In times of fear or hysteria political, racial, religious, social, and economic groups, often from the best of motives, cry for the scalps of individuals or groups because they do not like their views. Particularly do we need to be dispassionate and courageous in those cases which deal with so-called “subversive activities.” They are dangerous to civil liberty because the prosecutor has no definite standards to determine what constitutes a “subversive activity,” such as we have for murder or larceny. Activities which seem benevolent and helpful to wage earners, persons on relief, or those who are disadvantaged in the struggle for existence may be regarded as “subversive” by those whose property interests might be burdened or affected thereby. Those who are in office are apt to regard as “subversive” the activities of any of those who would bring about a change of administration. Some of our soundest constitutional doctrines were once punished as subversive. We must not forget that it was not so long ago that both the term “Republican” and the term “Democrat” were epithets with sinister meaning to denote persons of radical tendencies that were “subversive” of the order of things then dominant.

In the enforcement of laws which protect our national integrity and existence, we should prosecute any and every act of violation, but only overt acts, not the expression of opinion, or activities such as the holding of meetings, petitioning of Congress, or dissemination of news or opinions. Only by extreme care can we protect the spirit as well as the letter of our civil liberties, and to do so is a responsibility of the federal prosecutor.

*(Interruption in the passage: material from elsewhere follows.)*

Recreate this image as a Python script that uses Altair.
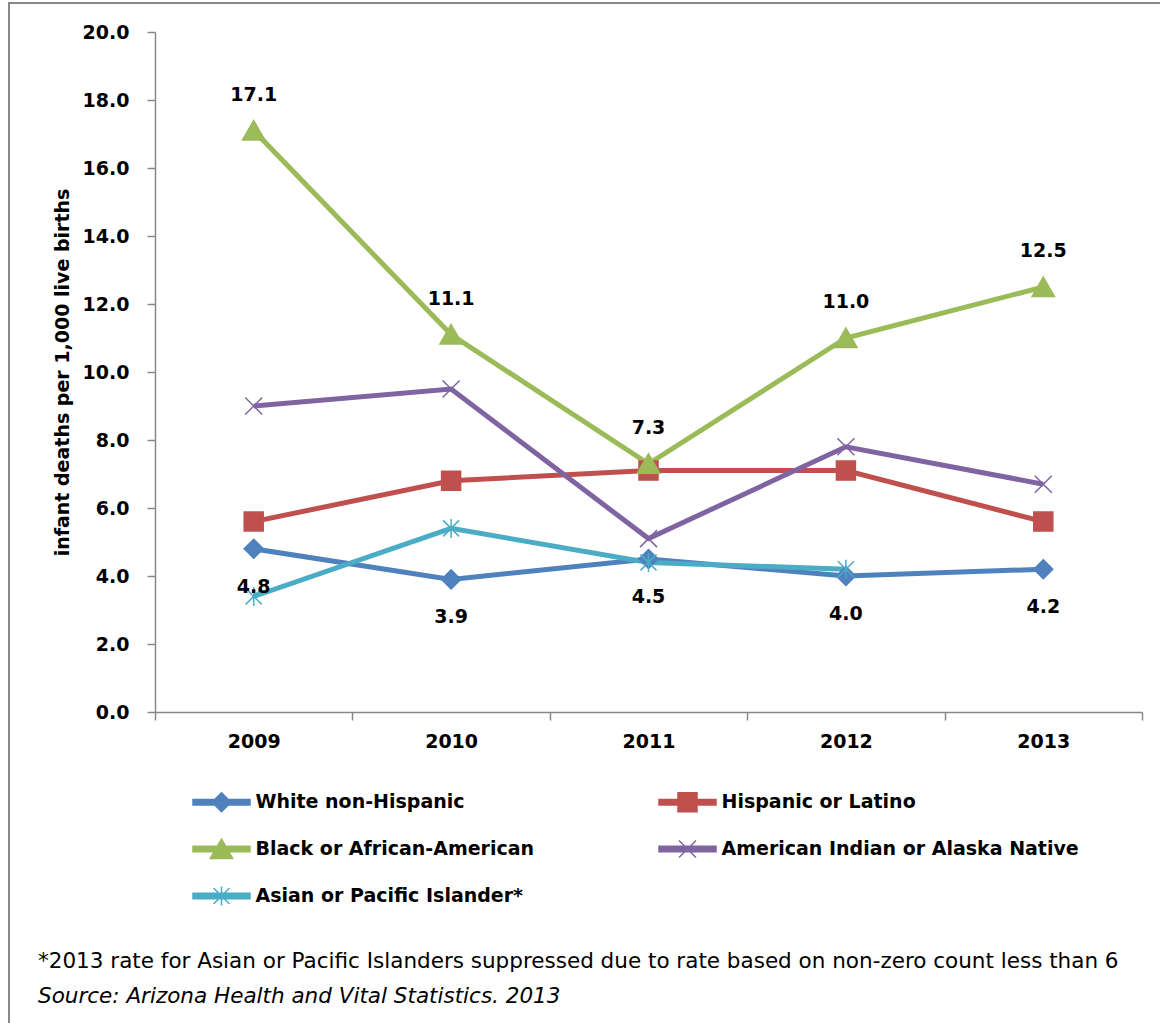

Raising a ruckus at the home of SCOTUS justice will not win the sympathies of most voters, and it could harden that justice’s resolve to repeal Roe. A few short, peaceful, rallies in the public square to air grievances and build solidarity may win a few friends. But what will win the day — a day that may be decades in the future — is steady support for the campaigns of pro-choice candidates. That’s not a glamorous tactic, but it’s an effective one.